## WRITTEN INSTRUCTION
Omit all pictures and transcribe only the lines in the entries below that run from the line with "Convert this chart to matplotlib code." through the line with "from matplotlib.patches import Rectangle".

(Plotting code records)
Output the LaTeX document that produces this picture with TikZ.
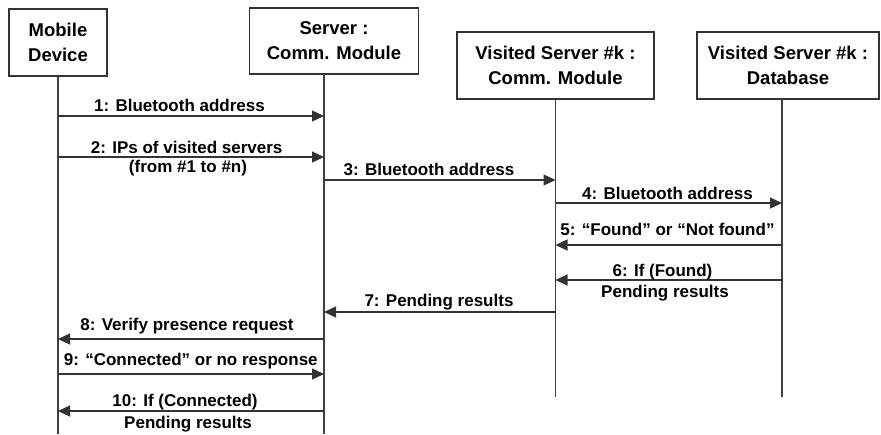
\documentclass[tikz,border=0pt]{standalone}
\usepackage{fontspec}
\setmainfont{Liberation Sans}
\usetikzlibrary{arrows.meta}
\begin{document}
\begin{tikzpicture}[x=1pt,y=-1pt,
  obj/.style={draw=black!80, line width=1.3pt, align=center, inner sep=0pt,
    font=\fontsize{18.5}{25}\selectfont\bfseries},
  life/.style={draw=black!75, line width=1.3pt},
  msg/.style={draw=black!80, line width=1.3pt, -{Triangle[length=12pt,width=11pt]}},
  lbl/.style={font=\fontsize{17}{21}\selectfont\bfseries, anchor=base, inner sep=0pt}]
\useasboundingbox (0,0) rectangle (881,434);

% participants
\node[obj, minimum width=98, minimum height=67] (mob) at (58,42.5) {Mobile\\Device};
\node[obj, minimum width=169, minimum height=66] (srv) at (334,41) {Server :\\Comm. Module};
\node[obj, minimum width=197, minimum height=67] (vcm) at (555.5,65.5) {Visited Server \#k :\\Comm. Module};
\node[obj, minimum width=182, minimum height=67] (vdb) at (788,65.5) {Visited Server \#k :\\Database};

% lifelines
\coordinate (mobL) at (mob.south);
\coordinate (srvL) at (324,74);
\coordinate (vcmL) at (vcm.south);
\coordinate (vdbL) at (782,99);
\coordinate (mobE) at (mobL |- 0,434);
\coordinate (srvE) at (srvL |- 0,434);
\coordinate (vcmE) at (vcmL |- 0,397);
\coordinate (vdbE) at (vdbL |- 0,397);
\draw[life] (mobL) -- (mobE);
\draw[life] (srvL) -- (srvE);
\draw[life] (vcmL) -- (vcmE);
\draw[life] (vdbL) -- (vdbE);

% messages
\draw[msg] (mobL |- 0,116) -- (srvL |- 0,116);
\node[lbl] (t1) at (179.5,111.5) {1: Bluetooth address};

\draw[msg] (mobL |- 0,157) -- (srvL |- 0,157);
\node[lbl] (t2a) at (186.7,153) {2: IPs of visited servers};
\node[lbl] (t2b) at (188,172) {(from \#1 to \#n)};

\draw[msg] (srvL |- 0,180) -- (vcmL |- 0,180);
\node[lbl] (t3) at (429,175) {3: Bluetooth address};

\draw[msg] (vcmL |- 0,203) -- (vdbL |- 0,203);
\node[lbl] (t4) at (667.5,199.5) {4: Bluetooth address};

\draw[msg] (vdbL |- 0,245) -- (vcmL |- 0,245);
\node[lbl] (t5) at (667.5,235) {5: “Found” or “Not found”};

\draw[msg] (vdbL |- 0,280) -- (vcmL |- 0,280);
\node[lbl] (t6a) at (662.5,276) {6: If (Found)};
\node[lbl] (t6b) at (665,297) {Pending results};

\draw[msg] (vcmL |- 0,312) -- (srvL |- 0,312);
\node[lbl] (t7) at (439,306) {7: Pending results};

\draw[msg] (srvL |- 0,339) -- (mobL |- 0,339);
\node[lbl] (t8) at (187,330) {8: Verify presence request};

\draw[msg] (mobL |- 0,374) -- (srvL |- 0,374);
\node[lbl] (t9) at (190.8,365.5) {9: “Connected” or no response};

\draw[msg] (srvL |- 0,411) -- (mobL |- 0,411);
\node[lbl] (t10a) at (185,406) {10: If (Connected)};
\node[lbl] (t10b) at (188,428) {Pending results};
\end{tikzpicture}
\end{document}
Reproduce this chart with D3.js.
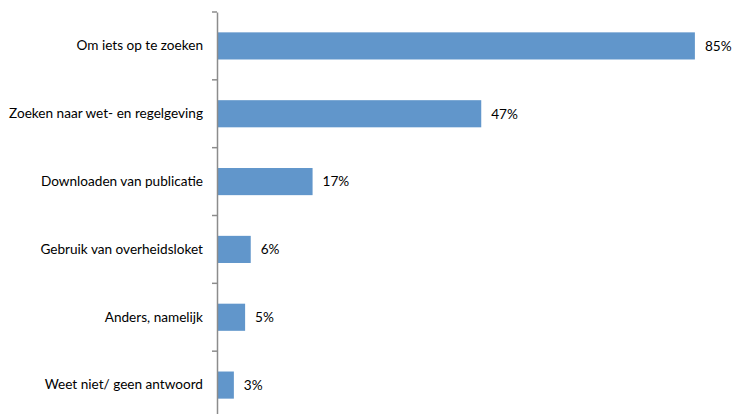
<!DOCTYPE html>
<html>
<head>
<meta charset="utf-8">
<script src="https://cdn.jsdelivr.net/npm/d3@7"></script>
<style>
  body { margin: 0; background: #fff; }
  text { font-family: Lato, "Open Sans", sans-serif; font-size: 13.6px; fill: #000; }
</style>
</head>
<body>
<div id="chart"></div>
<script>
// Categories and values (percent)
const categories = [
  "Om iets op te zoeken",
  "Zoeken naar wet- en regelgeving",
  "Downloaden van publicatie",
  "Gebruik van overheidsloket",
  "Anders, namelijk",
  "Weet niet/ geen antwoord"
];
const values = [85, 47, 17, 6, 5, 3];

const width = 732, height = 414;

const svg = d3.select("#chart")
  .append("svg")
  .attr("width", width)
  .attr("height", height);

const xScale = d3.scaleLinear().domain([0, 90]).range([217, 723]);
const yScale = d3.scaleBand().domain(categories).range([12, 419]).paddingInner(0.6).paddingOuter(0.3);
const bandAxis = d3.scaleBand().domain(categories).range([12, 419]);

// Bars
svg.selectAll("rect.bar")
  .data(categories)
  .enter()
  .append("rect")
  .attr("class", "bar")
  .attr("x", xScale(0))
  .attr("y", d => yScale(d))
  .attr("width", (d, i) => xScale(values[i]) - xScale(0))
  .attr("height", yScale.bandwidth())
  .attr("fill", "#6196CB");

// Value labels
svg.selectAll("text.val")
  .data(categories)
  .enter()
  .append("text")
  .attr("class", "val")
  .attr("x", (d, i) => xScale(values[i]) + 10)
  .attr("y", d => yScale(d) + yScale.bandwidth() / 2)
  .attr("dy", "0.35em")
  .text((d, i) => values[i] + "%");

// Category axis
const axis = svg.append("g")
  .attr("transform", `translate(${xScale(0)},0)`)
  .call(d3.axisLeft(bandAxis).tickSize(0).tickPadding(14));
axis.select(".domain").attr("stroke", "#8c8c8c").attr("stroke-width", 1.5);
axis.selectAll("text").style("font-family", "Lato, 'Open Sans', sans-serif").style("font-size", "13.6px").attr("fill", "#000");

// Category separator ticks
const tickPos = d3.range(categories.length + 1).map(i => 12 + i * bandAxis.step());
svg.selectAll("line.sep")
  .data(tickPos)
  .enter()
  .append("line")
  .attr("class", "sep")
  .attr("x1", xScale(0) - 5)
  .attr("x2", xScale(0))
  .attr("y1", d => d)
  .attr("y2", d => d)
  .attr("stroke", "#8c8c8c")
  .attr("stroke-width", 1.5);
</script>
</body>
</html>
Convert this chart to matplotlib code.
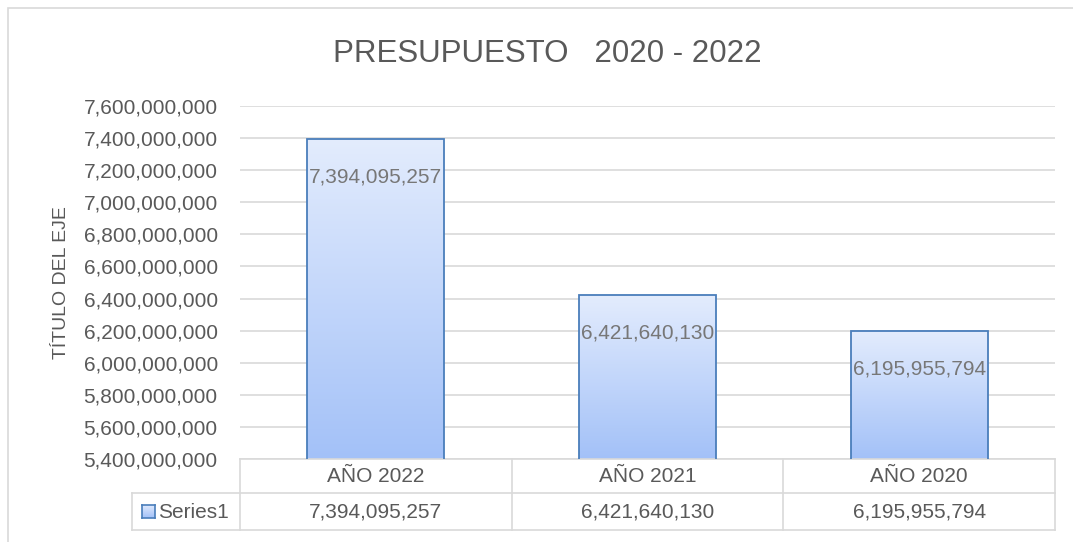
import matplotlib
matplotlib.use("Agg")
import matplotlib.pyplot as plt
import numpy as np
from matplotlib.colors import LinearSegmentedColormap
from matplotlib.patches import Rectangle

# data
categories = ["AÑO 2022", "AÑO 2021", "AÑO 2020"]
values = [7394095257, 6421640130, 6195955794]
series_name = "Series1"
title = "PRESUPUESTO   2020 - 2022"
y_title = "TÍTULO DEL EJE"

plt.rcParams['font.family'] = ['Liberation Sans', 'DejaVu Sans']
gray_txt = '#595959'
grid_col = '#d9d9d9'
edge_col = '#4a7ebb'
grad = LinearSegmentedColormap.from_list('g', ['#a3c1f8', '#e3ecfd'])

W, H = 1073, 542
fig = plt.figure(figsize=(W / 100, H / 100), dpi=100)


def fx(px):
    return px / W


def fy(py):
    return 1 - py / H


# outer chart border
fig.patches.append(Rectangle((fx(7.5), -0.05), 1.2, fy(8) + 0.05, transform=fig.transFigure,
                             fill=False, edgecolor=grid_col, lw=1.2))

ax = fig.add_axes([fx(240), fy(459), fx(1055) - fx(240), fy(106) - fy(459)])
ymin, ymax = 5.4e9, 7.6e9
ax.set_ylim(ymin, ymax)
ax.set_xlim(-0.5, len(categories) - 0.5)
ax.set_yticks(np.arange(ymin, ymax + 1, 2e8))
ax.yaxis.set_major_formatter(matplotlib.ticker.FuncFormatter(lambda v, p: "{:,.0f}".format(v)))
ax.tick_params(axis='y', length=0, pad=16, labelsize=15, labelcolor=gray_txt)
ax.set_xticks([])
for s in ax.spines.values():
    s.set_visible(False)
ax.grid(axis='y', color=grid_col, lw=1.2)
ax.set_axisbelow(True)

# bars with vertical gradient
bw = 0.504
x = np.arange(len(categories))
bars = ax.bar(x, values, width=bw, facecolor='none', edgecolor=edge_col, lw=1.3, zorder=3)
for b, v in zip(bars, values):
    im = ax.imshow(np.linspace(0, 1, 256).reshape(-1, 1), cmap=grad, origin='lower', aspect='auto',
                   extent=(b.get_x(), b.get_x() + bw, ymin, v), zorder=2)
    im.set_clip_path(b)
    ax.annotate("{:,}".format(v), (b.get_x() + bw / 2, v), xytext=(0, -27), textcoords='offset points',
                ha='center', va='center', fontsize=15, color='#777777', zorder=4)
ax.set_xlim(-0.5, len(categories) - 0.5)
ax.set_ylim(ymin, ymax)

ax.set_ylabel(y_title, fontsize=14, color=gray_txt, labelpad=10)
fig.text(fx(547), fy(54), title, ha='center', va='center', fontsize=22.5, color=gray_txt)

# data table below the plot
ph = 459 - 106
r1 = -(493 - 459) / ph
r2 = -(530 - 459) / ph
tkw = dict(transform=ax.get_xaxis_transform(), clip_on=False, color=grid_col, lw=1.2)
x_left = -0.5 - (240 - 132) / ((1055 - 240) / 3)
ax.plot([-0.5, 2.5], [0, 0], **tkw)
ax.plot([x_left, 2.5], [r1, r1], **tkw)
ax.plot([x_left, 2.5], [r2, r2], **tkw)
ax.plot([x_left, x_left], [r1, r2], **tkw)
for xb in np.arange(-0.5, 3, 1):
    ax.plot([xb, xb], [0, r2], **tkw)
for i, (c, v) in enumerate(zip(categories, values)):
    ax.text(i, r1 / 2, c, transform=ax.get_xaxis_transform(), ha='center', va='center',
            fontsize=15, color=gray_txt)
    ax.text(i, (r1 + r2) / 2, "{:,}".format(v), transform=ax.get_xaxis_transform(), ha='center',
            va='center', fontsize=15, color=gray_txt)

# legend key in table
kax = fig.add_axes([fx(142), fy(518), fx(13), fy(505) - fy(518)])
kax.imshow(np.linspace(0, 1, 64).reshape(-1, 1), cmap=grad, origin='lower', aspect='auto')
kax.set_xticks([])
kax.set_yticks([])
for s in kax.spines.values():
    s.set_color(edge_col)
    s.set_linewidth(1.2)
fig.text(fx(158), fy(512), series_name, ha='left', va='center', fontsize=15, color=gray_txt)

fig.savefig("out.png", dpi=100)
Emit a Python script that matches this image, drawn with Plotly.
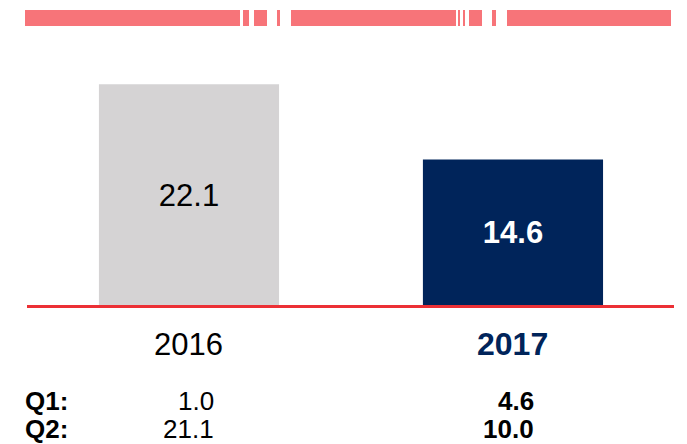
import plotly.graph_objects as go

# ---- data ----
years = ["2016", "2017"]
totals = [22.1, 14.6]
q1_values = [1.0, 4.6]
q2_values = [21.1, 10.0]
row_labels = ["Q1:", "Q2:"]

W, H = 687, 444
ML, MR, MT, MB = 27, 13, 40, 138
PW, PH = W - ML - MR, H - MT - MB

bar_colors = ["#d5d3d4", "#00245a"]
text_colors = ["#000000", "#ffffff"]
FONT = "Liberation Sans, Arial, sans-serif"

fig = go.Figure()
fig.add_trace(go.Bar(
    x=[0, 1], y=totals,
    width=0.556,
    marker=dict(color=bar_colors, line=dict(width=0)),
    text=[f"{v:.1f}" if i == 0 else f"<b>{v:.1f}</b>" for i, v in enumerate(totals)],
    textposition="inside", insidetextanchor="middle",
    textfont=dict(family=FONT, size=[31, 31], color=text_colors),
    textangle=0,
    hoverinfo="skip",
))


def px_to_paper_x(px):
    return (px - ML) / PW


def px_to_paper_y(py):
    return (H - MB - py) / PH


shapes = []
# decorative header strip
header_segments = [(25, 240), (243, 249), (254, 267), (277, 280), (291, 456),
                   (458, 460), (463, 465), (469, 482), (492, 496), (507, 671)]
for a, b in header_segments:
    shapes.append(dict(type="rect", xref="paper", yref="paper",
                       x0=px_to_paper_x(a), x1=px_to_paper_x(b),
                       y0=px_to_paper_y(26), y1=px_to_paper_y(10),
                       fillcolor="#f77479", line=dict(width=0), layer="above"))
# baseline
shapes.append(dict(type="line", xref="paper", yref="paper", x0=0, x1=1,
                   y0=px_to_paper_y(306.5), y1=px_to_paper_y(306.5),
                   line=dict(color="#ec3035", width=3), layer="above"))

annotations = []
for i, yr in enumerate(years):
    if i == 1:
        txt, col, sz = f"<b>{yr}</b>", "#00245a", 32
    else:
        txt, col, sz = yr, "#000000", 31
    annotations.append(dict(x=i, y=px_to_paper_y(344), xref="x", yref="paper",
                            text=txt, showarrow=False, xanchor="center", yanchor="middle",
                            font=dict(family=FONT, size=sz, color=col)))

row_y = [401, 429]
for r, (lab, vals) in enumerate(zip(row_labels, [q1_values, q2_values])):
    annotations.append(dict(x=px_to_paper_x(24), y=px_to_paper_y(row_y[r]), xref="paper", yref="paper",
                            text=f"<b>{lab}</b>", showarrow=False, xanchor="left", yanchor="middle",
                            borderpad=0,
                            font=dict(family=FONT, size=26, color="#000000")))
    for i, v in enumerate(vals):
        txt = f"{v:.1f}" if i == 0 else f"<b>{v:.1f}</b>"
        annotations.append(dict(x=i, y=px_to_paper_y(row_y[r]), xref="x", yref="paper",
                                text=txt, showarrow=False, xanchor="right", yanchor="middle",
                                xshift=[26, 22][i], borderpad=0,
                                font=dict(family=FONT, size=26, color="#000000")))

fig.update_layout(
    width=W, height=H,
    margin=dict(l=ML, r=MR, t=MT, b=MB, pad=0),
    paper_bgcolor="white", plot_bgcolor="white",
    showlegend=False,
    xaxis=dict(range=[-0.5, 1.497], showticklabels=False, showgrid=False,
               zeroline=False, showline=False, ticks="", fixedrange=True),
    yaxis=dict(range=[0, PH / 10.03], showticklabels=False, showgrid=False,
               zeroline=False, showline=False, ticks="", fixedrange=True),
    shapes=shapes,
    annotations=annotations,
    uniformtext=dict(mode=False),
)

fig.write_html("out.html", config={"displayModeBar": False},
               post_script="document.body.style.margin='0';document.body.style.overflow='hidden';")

## TASK OUTPUT
Convert this chart to matplotlib code.
import matplotlib
matplotlib.use("Agg")
import matplotlib.pyplot as plt
import numpy as np
from matplotlib.colors import LinearSegmentedColormap
from matplotlib.patches import Rectangle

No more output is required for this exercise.